Burma is getting a lot of credit for its recent reforms, something I wrote about on this blog in early October. President Obama recently announced that Hillary Clinton will travel there in December, a trip that would make her the first Secretary of State ever to visit Burma and the highest-ranking U.S. official to go there in half a century. Now comes word that longtime dissident Aung San Suu Kyi will probably seek a seat in the country’s parliament when the political party she leads, the National League for Democracy (NLD), runs candidates in the next elections, which haven’t yet been scheduled.
Amid this flurry of activity, it’s easy to lose sight of the fact that what’s happened so far in Burma is only liberalization, not democratization, and just a partial liberalization at that. In their seminal work on transitions from authoritarian rule, political scientists Guillermo O’Donnell and Philippe Schmitter make a helpful distinction between the two. In their view, liberalization is about the expansion of civil rights, while democratization is about the extension and deepening of political participation and accountability. Quoting at length, with emphasis added:
By liberalization we mean the process of making effective certain rights that protect both individuals and social groups from arbitrary and illegal acts committed by the state or third parties. On the level of individuals, these guarantees include the classical elements of the liberal tradition: habeas corpus; sanctity of private home and correspondence; the right to be defended in a fair trial according to preestablished laws; freedom of movement, speech, and petition; and so forth. On the level of groups, these rights cover such things as freedom of punishment for expressions of collective dissent from government policy, freedom from censorship of the means of communication, and freedom to associate voluntarily with other citizens…
Democratization, thus, refers to the processes whereby the rules and procedures of citizenship are either applied to political institutions previously governed by other principles (e.g., coercive control, social tradition, expert judgment, or administrative practice) or expanded to include persons not previously enjoying such rights (e.g., nontaxpayers, illiterates, women, youth, ethnic minorities, foreign residents), or extended to cover issues and institutions not previously subject to citizen participation (e.g., state agencies military establishments, partisan organizations, interest associations, productive enterprises…)
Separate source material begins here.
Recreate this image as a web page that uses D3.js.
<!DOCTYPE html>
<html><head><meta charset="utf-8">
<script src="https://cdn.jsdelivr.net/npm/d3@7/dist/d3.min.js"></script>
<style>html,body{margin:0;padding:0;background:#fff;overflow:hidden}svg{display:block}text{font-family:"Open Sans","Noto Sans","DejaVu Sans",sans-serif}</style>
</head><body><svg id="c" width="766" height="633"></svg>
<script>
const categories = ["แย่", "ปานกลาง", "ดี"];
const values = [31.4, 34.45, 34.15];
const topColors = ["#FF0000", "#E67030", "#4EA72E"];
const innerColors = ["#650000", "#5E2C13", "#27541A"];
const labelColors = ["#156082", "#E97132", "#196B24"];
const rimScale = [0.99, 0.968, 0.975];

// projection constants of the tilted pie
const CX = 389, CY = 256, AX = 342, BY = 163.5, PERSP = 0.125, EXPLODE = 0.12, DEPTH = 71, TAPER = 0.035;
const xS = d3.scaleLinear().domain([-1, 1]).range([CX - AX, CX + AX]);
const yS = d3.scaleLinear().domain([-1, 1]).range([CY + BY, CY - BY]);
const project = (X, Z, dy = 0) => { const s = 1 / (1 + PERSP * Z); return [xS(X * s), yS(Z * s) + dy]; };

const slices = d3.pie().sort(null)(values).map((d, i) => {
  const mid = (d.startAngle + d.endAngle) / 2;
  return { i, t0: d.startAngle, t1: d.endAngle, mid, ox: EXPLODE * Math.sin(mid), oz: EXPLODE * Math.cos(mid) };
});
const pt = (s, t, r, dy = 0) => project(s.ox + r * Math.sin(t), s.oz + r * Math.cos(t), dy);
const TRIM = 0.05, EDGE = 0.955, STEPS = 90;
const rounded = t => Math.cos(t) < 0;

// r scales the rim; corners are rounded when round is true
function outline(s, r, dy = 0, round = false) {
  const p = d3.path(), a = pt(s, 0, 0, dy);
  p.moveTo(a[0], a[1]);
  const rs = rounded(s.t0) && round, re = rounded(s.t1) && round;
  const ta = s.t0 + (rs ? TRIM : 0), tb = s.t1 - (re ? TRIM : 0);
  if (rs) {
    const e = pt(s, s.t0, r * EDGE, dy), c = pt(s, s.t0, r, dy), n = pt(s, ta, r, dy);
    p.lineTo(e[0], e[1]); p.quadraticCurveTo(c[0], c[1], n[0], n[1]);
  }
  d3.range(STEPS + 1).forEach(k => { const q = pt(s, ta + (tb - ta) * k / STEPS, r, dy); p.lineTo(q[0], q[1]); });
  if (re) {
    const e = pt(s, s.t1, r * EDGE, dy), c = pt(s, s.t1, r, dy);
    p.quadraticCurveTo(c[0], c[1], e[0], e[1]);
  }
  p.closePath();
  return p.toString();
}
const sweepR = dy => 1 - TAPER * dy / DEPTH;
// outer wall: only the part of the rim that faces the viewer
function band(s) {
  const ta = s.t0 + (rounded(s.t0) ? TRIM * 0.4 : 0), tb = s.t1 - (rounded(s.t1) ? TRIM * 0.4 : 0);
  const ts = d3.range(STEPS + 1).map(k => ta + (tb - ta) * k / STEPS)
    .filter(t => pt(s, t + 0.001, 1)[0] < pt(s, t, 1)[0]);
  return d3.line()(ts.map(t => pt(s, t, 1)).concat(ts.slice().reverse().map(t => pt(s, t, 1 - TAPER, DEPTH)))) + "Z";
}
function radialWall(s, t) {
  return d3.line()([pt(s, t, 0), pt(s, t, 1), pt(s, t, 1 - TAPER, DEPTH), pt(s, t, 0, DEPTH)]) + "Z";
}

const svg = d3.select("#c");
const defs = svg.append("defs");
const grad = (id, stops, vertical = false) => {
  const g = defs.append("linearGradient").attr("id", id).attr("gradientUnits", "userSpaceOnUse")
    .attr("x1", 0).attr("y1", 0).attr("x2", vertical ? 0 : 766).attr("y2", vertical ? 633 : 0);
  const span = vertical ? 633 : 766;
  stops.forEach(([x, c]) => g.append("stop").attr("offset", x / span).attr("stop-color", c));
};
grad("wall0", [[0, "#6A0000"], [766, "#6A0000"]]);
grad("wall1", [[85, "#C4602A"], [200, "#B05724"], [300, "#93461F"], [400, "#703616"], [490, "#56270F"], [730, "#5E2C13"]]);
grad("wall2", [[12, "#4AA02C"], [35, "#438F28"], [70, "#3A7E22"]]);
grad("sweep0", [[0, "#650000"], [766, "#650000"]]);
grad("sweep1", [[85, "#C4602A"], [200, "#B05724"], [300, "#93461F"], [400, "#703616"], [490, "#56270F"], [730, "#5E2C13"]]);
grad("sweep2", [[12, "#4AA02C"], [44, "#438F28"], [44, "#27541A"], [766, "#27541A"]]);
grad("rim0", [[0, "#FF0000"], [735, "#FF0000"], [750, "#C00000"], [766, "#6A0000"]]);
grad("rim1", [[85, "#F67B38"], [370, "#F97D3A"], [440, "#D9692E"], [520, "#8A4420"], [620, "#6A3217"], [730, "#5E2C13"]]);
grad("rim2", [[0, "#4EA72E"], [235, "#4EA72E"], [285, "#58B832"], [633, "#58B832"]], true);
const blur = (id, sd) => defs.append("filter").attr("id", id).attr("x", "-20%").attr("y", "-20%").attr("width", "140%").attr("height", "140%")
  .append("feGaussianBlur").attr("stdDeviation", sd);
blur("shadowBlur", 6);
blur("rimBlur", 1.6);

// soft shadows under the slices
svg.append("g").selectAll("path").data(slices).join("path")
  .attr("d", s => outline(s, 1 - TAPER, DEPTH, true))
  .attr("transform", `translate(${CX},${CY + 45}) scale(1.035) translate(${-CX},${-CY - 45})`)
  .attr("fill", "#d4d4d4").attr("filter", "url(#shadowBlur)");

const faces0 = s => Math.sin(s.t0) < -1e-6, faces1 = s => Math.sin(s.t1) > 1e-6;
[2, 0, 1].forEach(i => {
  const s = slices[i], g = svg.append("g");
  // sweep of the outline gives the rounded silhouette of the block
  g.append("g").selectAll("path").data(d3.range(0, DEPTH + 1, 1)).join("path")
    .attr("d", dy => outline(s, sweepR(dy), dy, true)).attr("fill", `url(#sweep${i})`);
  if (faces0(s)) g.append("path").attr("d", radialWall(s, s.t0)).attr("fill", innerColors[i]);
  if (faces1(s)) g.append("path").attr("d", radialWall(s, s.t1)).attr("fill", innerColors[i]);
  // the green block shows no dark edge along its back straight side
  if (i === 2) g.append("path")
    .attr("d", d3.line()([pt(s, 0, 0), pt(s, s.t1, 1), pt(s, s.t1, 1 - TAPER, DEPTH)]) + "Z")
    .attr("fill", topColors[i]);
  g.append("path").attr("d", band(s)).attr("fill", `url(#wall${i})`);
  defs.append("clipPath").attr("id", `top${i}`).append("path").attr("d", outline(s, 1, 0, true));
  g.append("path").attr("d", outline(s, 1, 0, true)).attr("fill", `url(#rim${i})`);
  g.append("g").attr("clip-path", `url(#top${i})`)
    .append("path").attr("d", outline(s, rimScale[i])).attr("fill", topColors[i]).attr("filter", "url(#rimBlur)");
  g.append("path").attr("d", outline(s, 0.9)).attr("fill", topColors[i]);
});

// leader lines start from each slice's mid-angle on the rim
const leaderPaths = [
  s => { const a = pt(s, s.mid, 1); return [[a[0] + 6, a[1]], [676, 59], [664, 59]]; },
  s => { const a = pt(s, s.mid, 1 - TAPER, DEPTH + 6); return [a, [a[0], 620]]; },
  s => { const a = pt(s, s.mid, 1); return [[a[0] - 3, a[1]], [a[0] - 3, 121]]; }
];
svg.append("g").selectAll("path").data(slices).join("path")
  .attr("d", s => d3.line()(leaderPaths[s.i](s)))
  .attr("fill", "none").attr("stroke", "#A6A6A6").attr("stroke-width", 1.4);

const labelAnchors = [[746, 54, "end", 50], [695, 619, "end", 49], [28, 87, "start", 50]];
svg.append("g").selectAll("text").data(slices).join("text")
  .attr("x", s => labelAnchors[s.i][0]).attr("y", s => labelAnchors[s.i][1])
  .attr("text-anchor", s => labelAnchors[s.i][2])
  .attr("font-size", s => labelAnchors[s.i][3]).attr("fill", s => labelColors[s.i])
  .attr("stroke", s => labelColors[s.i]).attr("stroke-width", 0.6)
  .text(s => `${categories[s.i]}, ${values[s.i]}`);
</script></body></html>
By those definitions, all of the reforms undertaken so far this year–the release of political prisoners, the (marginal) expansion of freedom of information, plans to register opposition parties and to allow the formation of independent labor unions–clearly land in the liberalization bin. The first major test of whether or not this liberalization is going to be paired with democratization will come with the arrival of election campaigning. For Burma to democratize, the regime will need to register parties and candidates fairly, to eschew backing favored candidates with state resources, and to protect freedom of speech and assembly throughout the campaign. As recent events in Egypt show, the authoritarian habits that run counter to those ends are often hard to break, especially when electoral politics is accompanied by social disorder.
Equally important, even if it holds competitive elections, Burma won’t really become a democracy unless and until it changes its constitution. That’s because the current version, adopted in 2008, reserves one-quarter of the seats in the country’s legislature for members of the military. That reserve domain guarantees the unelected military a strong hand in the country’s politics, a situation that’s fundamentally incompatible with the principle of popular accountability underscored by O’Donnell and Schmitter.
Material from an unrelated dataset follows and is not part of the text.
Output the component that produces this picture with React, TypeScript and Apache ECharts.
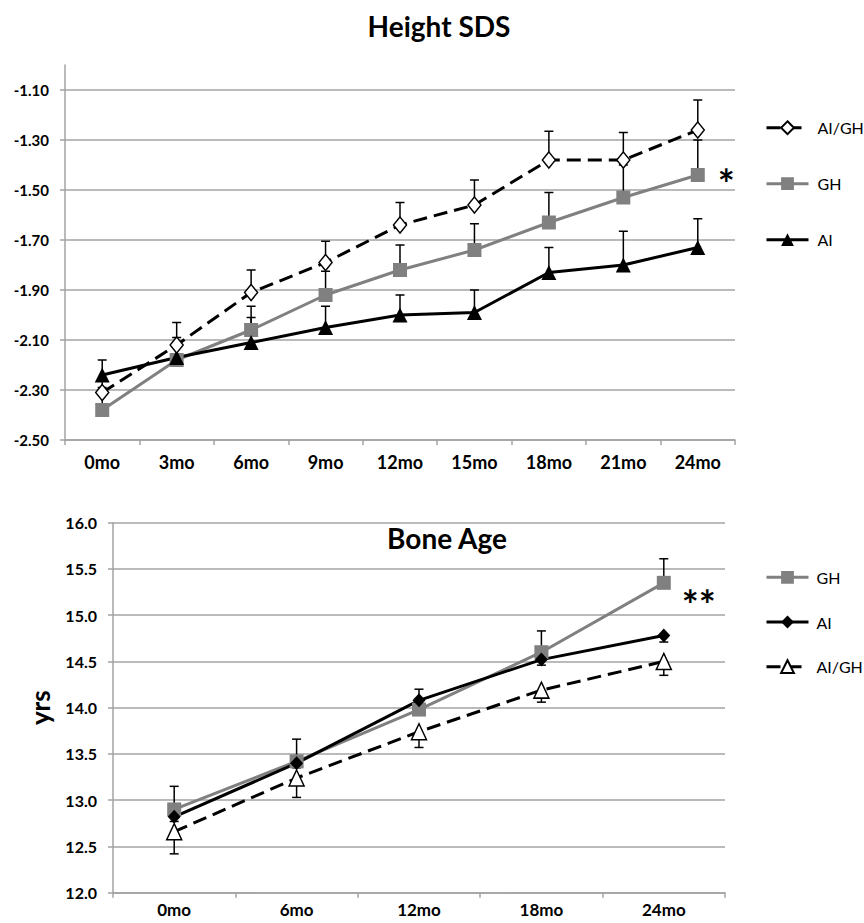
import React, { useEffect, useRef } from "react";
import * as echarts from "echarts";

// ---- Height SDS data ----
const htCategories = ["0mo", "3mo", "6mo", "9mo", "12mo", "15mo", "18mo", "21mo", "24mo"];
const htAIGH = [-2.31, -2.12, -1.91, -1.79, -1.64, -1.56, -1.38, -1.38, -1.26];
const htAIGHErr = [0.05, 0.09, 0.09, 0.085, 0.09, 0.1, 0.115, 0.11, 0.12];
const htGH = [-2.38, -2.18, -2.06, -1.92, -1.82, -1.74, -1.63, -1.53, -1.44];
const htGHErr = [0.09, 0.07, 0.095, 0.095, 0.1, 0.105, 0.12, 0.13, 0.14];
const htAI = [-2.24, -2.17, -2.11, -2.05, -2.0, -1.99, -1.83, -1.8, -1.73];
const htAIErr = [0.06, 0.08, 0.1, 0.085, 0.08, 0.09, 0.1, 0.135, 0.115];

// ---- Bone Age data ----
const baCategories = ["0mo", "6mo", "12mo", "18mo", "24mo"];
const baGH = [12.9, 13.42, 13.98, 14.6, 15.35];
const baGHErr = [0.25, 0.24, 0.22, 0.23, 0.26];
const baAI = [12.82, 13.4, 14.08, 14.52, 14.78];
const baAIErr = [0.05, 0.05, 0.05, 0.06, 0.07];
const baAIGH = [12.66, 13.24, 13.74, 14.19, 14.5];
const baAIGHErr = [0.24, 0.21, 0.17, 0.13, 0.15];

const FONT = "Lato";
const GREY = "#808080";
const GRID = "#a3a3a3";

function errorSeries(idx: number, vals: number[], errs: number[], dir: number) {
  return {
    type: "custom",
    xAxisIndex: idx,
    yAxisIndex: idx,
    z: 1,
    silent: true,
    encode: { x: 0, y: [1, 2] },
    data: vals.map((v, i) => [i, v, v + dir * errs[i]]),
    renderItem: (_params: any, api: any) => {
      const p0 = api.coord([api.value(0), api.value(1)]);
      const p1 = api.coord([api.value(0), api.value(2)]);
      const st = { stroke: "#000", lineWidth: 1.5 };
      return {
        type: "group",
        children: [
          { type: "line", shape: { x1: p0[0], y1: p0[1], x2: p1[0], y2: p1[1] }, style: st },
          { type: "line", shape: { x1: p1[0] - 4.5, y1: p1[1], x2: p1[0] + 4.5, y2: p1[1] }, style: st },
        ],
      };
    },
  };
}

export default function App() {
  const ref = useRef<HTMLDivElement>(null);
  useEffect(() => {
    if (!ref.current) return;
    const chart = echarts.init(ref.current, undefined, { renderer: "svg" });
    const axisLabelStyle = { fontFamily: FONT, fontWeight: "bold", color: "#000" };
    const option: any = {
      animation: false,
      backgroundColor: "#fff",
      textStyle: { fontFamily: FONT },
      grid: [
        { left: 65, right: 129, top: 65, bottom: 483 },
        { left: 113, right: 139, top: 522.7, bottom: 30.3 },
      ],
      xAxis: [
        {
          type: "category",
          gridIndex: 0,
          data: htCategories,
          boundaryGap: true,
          axisLine: { lineStyle: { color: GRID, width: 1.5 } },
          axisTick: { show: true, length: 5, lineStyle: { color: GRID, width: 1.5 } },
          axisLabel: { ...axisLabelStyle, fontSize: 18, margin: 13 },
        },
        {
          type: "category",
          gridIndex: 1,
          data: baCategories,
          boundaryGap: true,
          axisLine: { lineStyle: { color: GRID, width: 1.5 } },
          axisTick: { show: true, length: 5, lineStyle: { color: GRID, width: 1.5 } },
          axisLabel: { ...axisLabelStyle, fontSize: 17, margin: 8 },
        },
      ],
      yAxis: [
        {
          type: "value",
          gridIndex: 0,
          min: -2.5,
          max: -1.0,
          interval: 0.2,
          axisLine: { show: true, lineStyle: { color: GRID, width: 1.5 } },
          axisTick: { show: true, length: 5, lineStyle: { color: GRID, width: 1.5 } },
          splitLine: { show: true, showMaxLine: false, lineStyle: { color: GRID, width: 1.5 } },
          axisLabel: {
            ...axisLabelStyle,
            fontSize: 15,
            margin: 16,
            showMaxLabel: false,
            formatter: (v: number) => v.toFixed(2),
          },
        },
        {
          type: "value",
          gridIndex: 1,
          min: 12,
          max: 16,
          interval: 0.5,
          name: "yrs",
          nameLocation: "middle",
          nameGap: 60,
          nameRotate: 90,
          nameTextStyle: { fontFamily: FONT, fontWeight: "bold", fontSize: 26, color: "#000" },
          axisLine: { show: true, lineStyle: { color: GRID, width: 1.5 } },
          axisTick: { show: true, length: 5, lineStyle: { color: GRID, width: 1.5 } },
          splitLine: { show: true, lineStyle: { color: GRID, width: 1.5 } },
          axisLabel: {
            ...axisLabelStyle,
            fontSize: 16,
            margin: 16,
            formatter: (v: number) => v.toFixed(1),
          },
        },
      ],
      legend: [
        {
          orient: "vertical",
          left: 765,
          top: 119.7,
          padding: 0,
          itemWidth: 42,
          itemHeight: 16,
          itemGap: 40,
          lineStyle: { width: 3 },
          data: ["AI/GH", "GH", "AI"],
          textStyle: { fontFamily: FONT, fontSize: 16, color: "#000", padding: [0, 0, 0, 4] },
          selectedMode: false,
        },
        {
          orient: "vertical",
          left: 765,
          top: 569.3,
          padding: 0,
          itemWidth: 42,
          itemHeight: 16,
          itemGap: 28.7,
          lineStyle: { width: 3 },
          data: ["GH ", "AI ", "AI/GH "],
          formatter: (n: string) => n.trim(),
          textStyle: { fontFamily: FONT, fontSize: 16, color: "#000", padding: [0, 0, 0, 3] },
          selectedMode: false,
        },
      ],
      graphic: [
        {
          type: "text",
          x: 439,
          y: 26,
          style: {
            text: "Height SDS",
            fontFamily: FONT,
            fontWeight: "bold",
            fontSize: 28,
            fill: "#000",
            textAlign: "center",
            textVerticalAlign: "middle",
          },
        },
        {
          type: "text",
          x: 447,
          y: 538,
          style: {
            text: "Bone Age",
            fontFamily: FONT,
            fontWeight: "bold",
            fontSize: 28,
            fill: "#000",
            textAlign: "center",
            textVerticalAlign: "middle",
          },
        },
      ],
      series: [
        errorSeries(0, htGH, htGHErr, 1),
        errorSeries(0, htAI, htAIErr, 1),
        errorSeries(0, htAIGH, htAIGHErr, 1),
        {
          name: "GH",
          type: "line",
          xAxisIndex: 0,
          yAxisIndex: 0,
          data: htGH.map((v, i) =>
            i === htGH.length - 1
              ? {
                  value: v,
                  label: {
                    show: true,
                    formatter: "*",
                    position: "right",
                    distance: 13,
                    offset: [0, 9],
                    fontFamily: FONT,
                    fontWeight: "bold",
                    fontSize: 40,
                    color: "#000",
                  },
                }
              : v
          ),
          symbol: "rect",
          symbolSize: 14,
          itemStyle: { color: GREY },
          lineStyle: { color: GREY, width: 3 },
        },
        {
          name: "AI",
          type: "line",
          xAxisIndex: 0,
          yAxisIndex: 0,
          data: htAI,
          symbol: "triangle",
          symbolSize: 15,
          itemStyle: { color: "#000" },
          lineStyle: { color: "#000", width: 3 },
        },
        {
          name: "AI/GH",
          type: "line",
          xAxisIndex: 0,
          yAxisIndex: 0,
          data: htAIGH,
          symbol: "diamond",
          symbolSize: [13, 16],
          itemStyle: { color: "#fff", borderColor: "#000", borderWidth: 1.5 },
          lineStyle: { color: "#000", width: 3, type: [14, 7] },
        },
        errorSeries(1, baGH, baGHErr, 1),
        errorSeries(1, baAI, baAIErr, -1),
        errorSeries(1, baAIGH, baAIGHErr, -1),
        {
          name: "AI/GH ",
          type: "line",
          xAxisIndex: 1,
          yAxisIndex: 1,
          data: baAIGH,
          symbol: "triangle",
          symbolSize: [15, 16],
          itemStyle: { color: "#fff", borderColor: "#000", borderWidth: 1.5 },
          lineStyle: { color: "#000", width: 3, type: [14, 7] },
        },
        {
          name: "GH ",
          type: "line",
          xAxisIndex: 1,
          yAxisIndex: 1,
          data: baGH.map((v, i) =>
            i === baGH.length - 1
              ? {
                  value: v,
                  label: {
                    show: true,
                    formatter: "**",
                    position: "right",
                    distance: 11,
                    offset: [0, 22],
                    fontFamily: FONT,
                    fontWeight: "bold",
                    fontSize: 40,
                    color: "#000",
                  },
                }
              : v
          ),
          symbol: "rect",
          symbolSize: 14,
          itemStyle: { color: GREY },
          lineStyle: { color: GREY, width: 3 },
        },
        {
          name: "AI ",
          type: "line",
          xAxisIndex: 1,
          yAxisIndex: 1,
          data: baAI,
          symbol: "diamond",
          symbolSize: [13, 14],
          itemStyle: { color: "#000" },
          lineStyle: { color: "#000", width: 3 },
        },
      ],
    };
    chart.setOption(option);
    return () => chart.dispose();
  }, []);
  return (
    <div
      ref={ref}
      style={{ position: "absolute", left: 0, top: 0, width: 864, height: 923 }}
    />
  );
}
The only way to remove the military from politics is by constitutional amendment. And, as it happens, the constitution requires more than three-quarters of legislators vote in favor of amendment before an amendment can be put to a nationwide referendum (at which point it only needs to win more than half the votes). Because the military fills one-quarter of the seats in parliament, the current constitution ensures that full democratization cannot happen by legal means without the military’s support. In drafting the 2008 constitution, military leaders craftily gave themselves a veto over constitutional change without saying as much.
The changes occurring in Burma are real and significant, but we should be careful to see them for what they are and to recognize their limits. Specifically, we shouldn’t start talking about a democratic transition until we see evidence of a new approach to electoral politics, and we shouldn’t slap the “democracy” label (with or without adjectives) on the regime until the military finally and officially removes itself from government. Those are the high hurdles, and the partial liberalization occurring does not guarantee that they will soon be cleared.